Faire oeuvre de dialogue, à défaut de faire la paix: c'est en filmant le quotidien de deux jeunes qui ne se sont jamais vus, mais correspondent par Internet de part et d'autre de la frontière, que Thierry Binisti a choisi d'adapter le roman épistolaire de Valérie Zenatti.

Tal, une jeune fille de 17 ans venue de France pour vivre en Israël avec ses parents, rédige une lettre qu'elle enferme dans une bouteille et que son frère militaire accepte de jeter à la mer. Quelques jours plus tard, elle reçoit une réponse sarcastique de «Gazaman», mais s'obstine à transcender l'âpreté des propos dans l'espoir d'instaurer un dialogue franc et découvrir la vie de «l'autre côté», situé à moins d'une centaine de kilomètres de chez elle.

«J'ai voyagé en Israël. Valérie, qui a coécrit le scénario avec moi, y a vécu. C'est donc une réalité que tous les deux nous connaissons bien. Il s'agissait ensuite de donner un visage à ce qui est moins connu du grand public, et dont la représentation provient essentiellement des médias», affirme Thierry Binisti, encore agréablement surpris des réactions du public au lendemain de la première projection à Montréal, plus tôt cette semaine.

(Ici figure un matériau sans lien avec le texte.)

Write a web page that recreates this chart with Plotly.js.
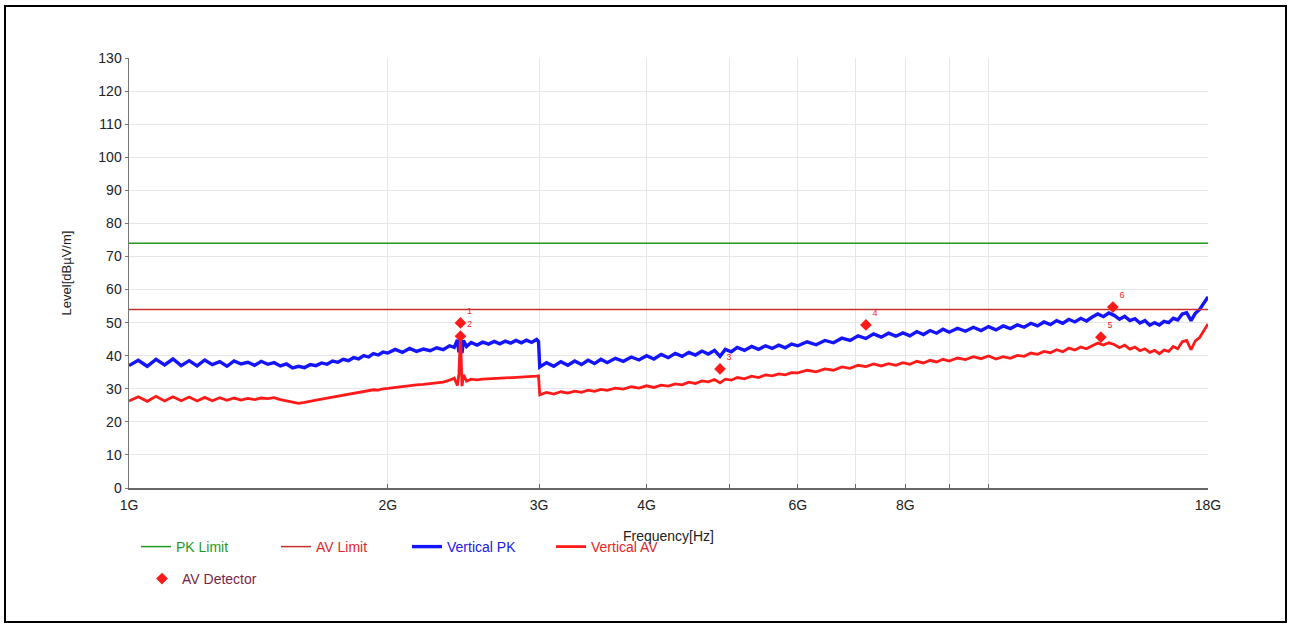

«Des spectateurs n'imaginaient pas voir les quotidiens israéliens et palestiniens présentés ainsi», confie le réalisateur, séduit par l'idée de Valérie Zenatti de mettre en scène les deux côtés du mur dans son roman.

Le tournage n'a pas échappé aux contraintes de la situation abrasive, le scénario s'adaptant même à l'actualité des représailles entre les premiers plans tournés début 2007 et les derniers en 2009.

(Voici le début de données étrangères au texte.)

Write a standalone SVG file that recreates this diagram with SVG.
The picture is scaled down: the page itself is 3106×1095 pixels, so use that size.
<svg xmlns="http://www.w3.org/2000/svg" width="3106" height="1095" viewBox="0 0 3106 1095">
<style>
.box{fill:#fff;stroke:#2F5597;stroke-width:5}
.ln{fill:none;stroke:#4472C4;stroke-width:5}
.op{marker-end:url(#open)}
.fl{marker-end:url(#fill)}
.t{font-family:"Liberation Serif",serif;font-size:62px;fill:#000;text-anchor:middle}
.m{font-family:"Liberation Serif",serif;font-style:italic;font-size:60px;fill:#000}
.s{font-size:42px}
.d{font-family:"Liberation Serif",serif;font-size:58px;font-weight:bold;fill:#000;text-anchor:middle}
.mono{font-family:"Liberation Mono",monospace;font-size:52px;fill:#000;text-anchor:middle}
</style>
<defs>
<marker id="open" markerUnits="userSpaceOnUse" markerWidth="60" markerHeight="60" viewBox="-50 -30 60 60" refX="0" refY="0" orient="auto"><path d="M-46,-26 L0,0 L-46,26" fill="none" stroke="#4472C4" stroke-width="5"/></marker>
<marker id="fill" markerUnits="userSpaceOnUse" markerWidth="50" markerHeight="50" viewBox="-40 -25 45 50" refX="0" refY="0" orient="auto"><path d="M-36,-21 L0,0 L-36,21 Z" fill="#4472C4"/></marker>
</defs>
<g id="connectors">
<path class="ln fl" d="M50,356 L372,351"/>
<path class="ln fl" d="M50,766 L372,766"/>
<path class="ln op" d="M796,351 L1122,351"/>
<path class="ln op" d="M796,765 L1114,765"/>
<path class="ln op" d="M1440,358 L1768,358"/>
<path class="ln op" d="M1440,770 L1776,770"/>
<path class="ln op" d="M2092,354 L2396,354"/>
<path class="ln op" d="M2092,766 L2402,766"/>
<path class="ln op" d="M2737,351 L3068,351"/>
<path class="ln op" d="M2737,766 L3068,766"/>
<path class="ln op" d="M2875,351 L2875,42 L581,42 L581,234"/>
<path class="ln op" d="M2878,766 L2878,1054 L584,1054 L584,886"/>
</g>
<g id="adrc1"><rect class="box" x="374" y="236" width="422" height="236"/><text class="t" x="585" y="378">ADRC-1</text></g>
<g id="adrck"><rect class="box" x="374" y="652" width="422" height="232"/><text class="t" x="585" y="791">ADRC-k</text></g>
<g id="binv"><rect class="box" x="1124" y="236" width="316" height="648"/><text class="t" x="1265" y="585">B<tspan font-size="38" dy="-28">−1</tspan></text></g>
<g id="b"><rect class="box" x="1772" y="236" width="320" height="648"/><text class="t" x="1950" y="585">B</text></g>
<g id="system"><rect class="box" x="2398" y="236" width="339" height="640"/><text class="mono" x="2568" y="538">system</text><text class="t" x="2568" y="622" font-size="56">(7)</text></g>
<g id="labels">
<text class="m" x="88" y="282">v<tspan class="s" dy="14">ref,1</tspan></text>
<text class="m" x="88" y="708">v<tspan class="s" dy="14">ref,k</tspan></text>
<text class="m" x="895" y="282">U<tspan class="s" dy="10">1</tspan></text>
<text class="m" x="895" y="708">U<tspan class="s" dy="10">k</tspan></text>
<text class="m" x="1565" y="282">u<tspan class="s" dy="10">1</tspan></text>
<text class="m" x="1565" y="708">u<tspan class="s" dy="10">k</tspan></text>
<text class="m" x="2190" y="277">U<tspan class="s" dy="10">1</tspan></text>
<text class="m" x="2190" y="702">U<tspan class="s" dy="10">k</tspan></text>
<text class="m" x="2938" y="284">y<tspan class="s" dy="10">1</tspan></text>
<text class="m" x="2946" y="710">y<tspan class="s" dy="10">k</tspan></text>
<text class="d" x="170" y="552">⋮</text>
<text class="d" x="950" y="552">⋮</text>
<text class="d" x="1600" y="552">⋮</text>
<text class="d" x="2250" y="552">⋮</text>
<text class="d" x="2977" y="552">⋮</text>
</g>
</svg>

«Les autorisations ont été longues à obtenir, mais nous avons pu filmer à Jérusalem, jusqu'aux endroits les plus sensibles stratégiquement, puisque l'une des scènes se déroule au check-point de la frontière, indique le réalisateur. En revanche, il nous a été impossible de travailler à Gaza. Il a fallu filmer ces scènes dans des villes arabes du côté israélien.»

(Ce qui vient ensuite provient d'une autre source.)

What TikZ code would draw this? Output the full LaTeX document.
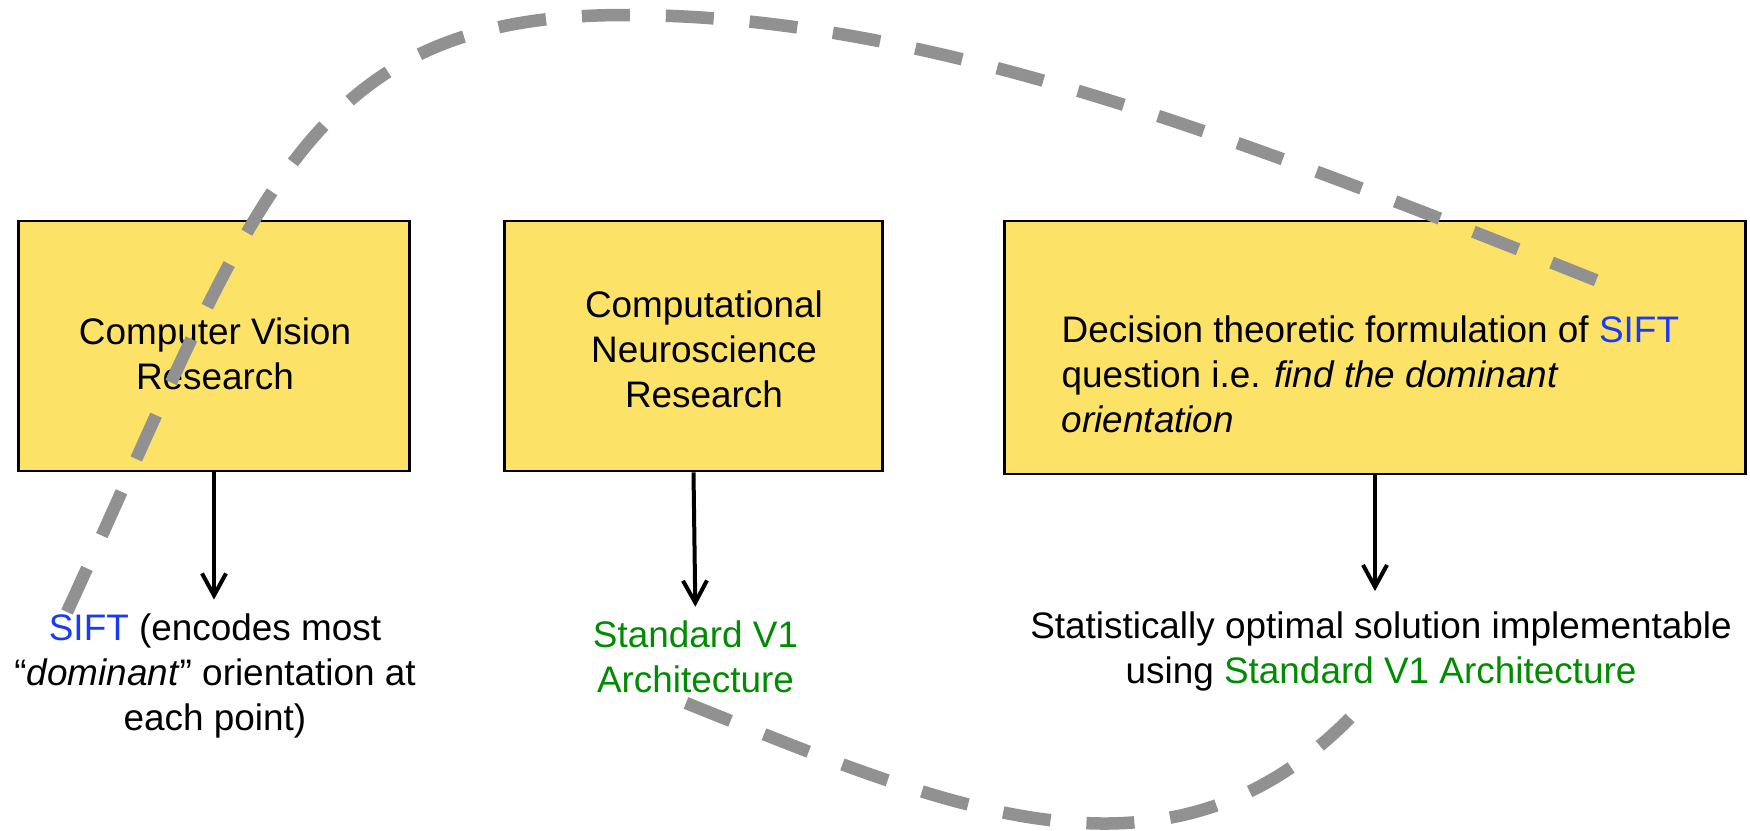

De la naissance du dialogue à celui du sentiment amoureux entre les deux personnages principaux Naïm et Tal, se tisse toute la force poétique de la langue française, langue adoptée pour leurs échanges épistolaires virtuels.

«Pour moi, il s'agit de la véritable thématique du film: la langue va constituer leur zone d'échange, puis deviendra un terrain d'entente, confie Thierry Binisti, qui revendique la paternité de l'idée. Au-delà du sens des mots, il y a sa musique, comprise de tous et portée dans le scénario par la poésie de Prévert.» Une thématique qui tombe à pic pour célébrer la semaine de la francophonie.

Une bouteille dans la mer de Gaza

De Thierry Binisti.

Avec Agathe Bonitzer, Mahmoud Shalaby et Hiam Abbass.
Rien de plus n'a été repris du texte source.